How precise are the timestamps?

Castmagic records word-level timestamps during transcription, then aggregates them per export: paragraph markers in document formats, exact start and end times per cue in SRT/VTT, and per-utterance start and end times in CSV. The precision is in the data, not approximated afterwards.

Which export format should I choose?

TXT, PDF, or DOCX if a person will read the transcript — paragraph-level timestamps with speaker labels. SRT or VTT if the timing drives software — captions, subtitles, or navigation in a video editor. CSV if you're analyzing the conversation — one row per utterance with speaker and start/end times.

Can I get timestamps and speaker labels in the same file?

Yes. Speaker diarization runs on every transcription, so timestamps and speaker labels appear together in TXT, PDF, DOCX, and CSV exports. In TXT both are optional toggles if you ever want clean text instead.

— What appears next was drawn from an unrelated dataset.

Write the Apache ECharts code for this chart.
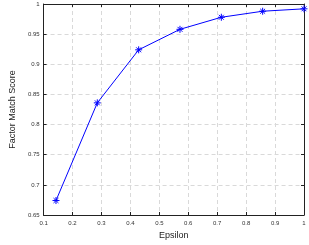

What exactly is in the CSV export?

One row per utterance with five columns: position (the utterance's order in the conversation), speaker, start time, end time, and the text itself. It loads directly into Excel, Google Sheets, or a pandas script for talk-time analysis, filtering by speaker, or joining against other time-coded data.

Can I use the timestamped transcript as captions or subtitles?

Yes. Export SRT or VTT and the per-cue start and end times drop straight into YouTube, Premiere, DaVinci Resolve, or any standard player — no retiming needed.

Do timestamps work in every language?

Yes. Castmagic transcribes 60+ languages with automatic language detection, and timing is captured the same way regardless of language. Custom vocabulary handles names and jargon in any of them.

Is generating a timestamped transcript free?

Castmagic offers a free tier so you can transcribe a file and check every export format against your workflow. Regular use — frequent files, longer recordings, AI summaries on top — is available on paid plans.